It turns out to be pretty awkward to go from the node segment lengths to node-to-node lengths. You need to create a table that spans the null entries, using a recursive CTE or with a window function.
I landed up with this monstrosity:
SELECT
array_agg(from_id) AS seg_ids,
-- 'max' is used here like 'coalese' for an aggregate,
-- since non-null is greater than null
max(from_node) AS from_node,
max(to_node) AS to_node,
sum(seg_length) AS seg_length
FROM (
-- lengths of all sub-segments with the null last segment
-- removed and a partition counter added
SELECT
*,
-- A running counter that increments when the
-- node ID changes.
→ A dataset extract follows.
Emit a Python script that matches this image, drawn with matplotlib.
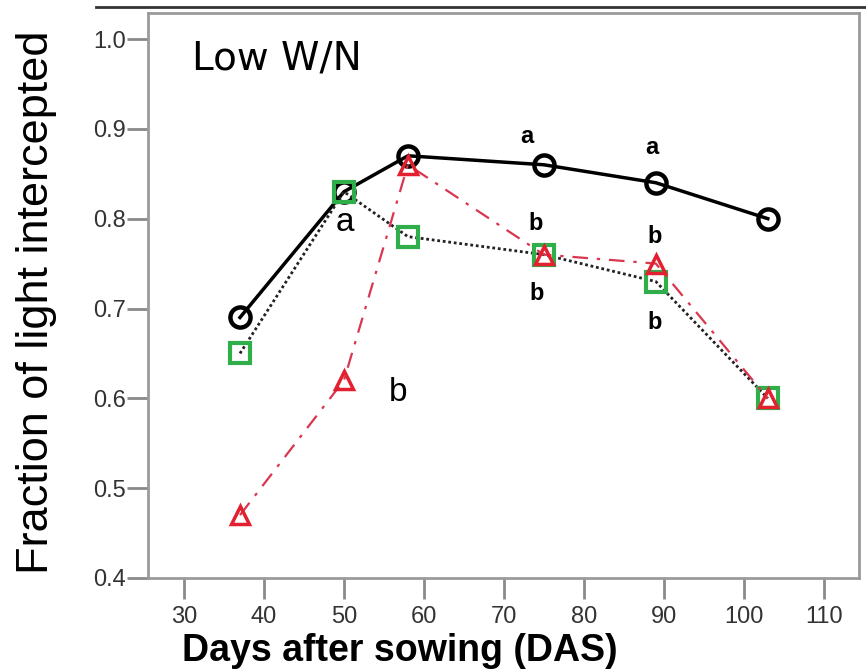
"""Fraction of light intercepted vs days after sowing (Low W/N)."""

import matplotlib

matplotlib.use("Agg")
import matplotlib.pyplot as plt
from matplotlib import font_manager
from matplotlib.lines import Line2D

DAS = [37, 50, 58, 75, 89, 103]
CIRCLE_SERIES = [0.69, 0.83, 0.87, 0.86, 0.84, 0.80]
SQUARE_SERIES = [0.65, 0.83, 0.78, 0.76, 0.73, 0.60]
TRIANGLE_SERIES = [0.47, 0.62, 0.86, 0.76, 0.75, 0.60]

X_TICKS = [30, 40, 50, 60, 70, 80, 90, 100, 110]
Y_TICKS = [0.4, 0.5, 0.6, 0.7, 0.8, 0.9, 1.0]

# letter, x, y, bold
LETTERS = [
    ("a", 50.1, 0.796, False),
    ("b", 56.8, 0.607, False),
    ("a", 72.9, 0.891, True),
    ("a", 88.5, 0.879, True),
    ("b", 74.0, 0.795, True),
    ("b", 74.1, 0.717, True),
    ("b", 88.9, 0.780, True),
    ("b", 88.9, 0.684, True),
]


def has_font(name: str) -> bool:
    try:
        font_manager.findfont(name, fallback_to_default=False)
        return True
    except ValueError:
        return False


narrow = has_font("Liberation Sans Narrow")

plt.rcParams["font.family"] = ["Liberation Sans", "DejaVu Sans"]

fig = plt.figure(figsize=(8.66, 6.72), dpi=100)
ax = fig.add_axes([0.1709, 0.1399, 0.821, 0.8408])

ax.plot(DAS, CIRCLE_SERIES, color="black", lw=2.5, marker="o", ms=14.5,
        mfc="none", mec="black", mew=3.2, zorder=3)
ax.plot(DAS, SQUARE_SERIES, color="#222222", lw=2, ls=(0, (1, 1)), marker="s",
        ms=15, mfc="none", mec="#2fae4a", mew=3, zorder=4)
ax.plot(DAS, TRIANGLE_SERIES, color="#d9364f", lw=1.6, ls=(0, (7, 4, 1.5, 4)),
        marker="^", ms=13, mfc="none", mec="#e3202f", mew=2.5, zorder=5)

for letter, x, y, bold in LETTERS:
    ax.text(x, y, letter, ha="center", va="center",
            fontsize=17 if bold else 24,
            fontweight="bold" if bold else "normal", zorder=6)

ax.text(0.062, 0.90, "Low W/N", transform=ax.transAxes, fontsize=28,
        family=["DejaVu Sans"], ha="left", va="baseline")

ax.set_xlim(25.5, 114.4)
ax.set_ylim(0.4, 1.029)
ax.set_xticks(X_TICKS)
ax.set_yticks(Y_TICKS)
ax.set_xticklabels([str(v) for v in X_TICKS])
ax.set_yticklabels([f"{v:.1f}" for v in Y_TICKS])
ax.tick_params(direction="out", length=15, width=2, color="#8a8a8a",
               labelsize=17, labelcolor="#333333")
ax.tick_params(axis="y", pad=1)
ax.tick_params(axis="x", pad=5)

for spine in ax.spines.values():
    spine.set_color("#9a9a9a")
    spine.set_linewidth(2)

if narrow:
    fig.text(37 / 866, 1 - 302 / 672, "Fraction of light intercepted",
             rotation=90, ha="center", va="center", fontsize=39,
             family=["Liberation Sans Narrow", "DejaVu Sans"])
else:
    fig.text(37 / 866, 1 - 302 / 672, "Fraction of light intercepted",
             rotation=90, ha="center", va="center", fontsize=32.5)

fig.text(400 / 866, 0.004, "Days after sowing (DAS)", ha="center",
         va="bottom", fontsize=27, fontweight="bold")

# dark border line across the top of the figure
fig.add_artist(Line2D([96 / 866, 1.0], [1 - 7 / 672, 1 - 7 / 672],
                      color="#333333", lw=2))

fig.savefig("out.png", dpi=100)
Allows us to group by series
-- of nodes in the outer query.
sum(CASE WHEN from_node IS NULL THEN 0 ELSE 1 END) OVER (ORDER BY from_id) AS partition_id
FROM
(
-- lengths of all sub-segments
SELECT
id AS from_id,
lead(id, 1) OVER (ORDER BY id) AS to_id,
-- length of sub-segment
sqrt(
(x - lead(x, 1) OVER (ORDER BY id)) ^ 2 +
(y - lead(y, 1) OVER (ORDER BY id)) ^ 2 +
(z - lead(z, 1) OVER (ORDER BY id)) ^ 2
) AS seg_length,
node AS from_node,
lead(node, 1) OVER (ORDER BY id) AS to_node
FROM
Table1
) sub
-- filter out the last row
WHERE to_id IS NOT NULL
) seglengths
-- Group into series of sub-segments between two nodes
GROUP BY partition_id;
Credit to How do I efficiently select the previous non-null value? for the partition trick.
Result:
seg_ids | to_node | from_node | seg_length
---------+---------+---------+------------
{1,2,3} | 100 | 200 | 3
{4,5,6} | 200 | 300 | 3
(2 rows)
To insert directly into another table, use INSERT INTO ... SELECT ....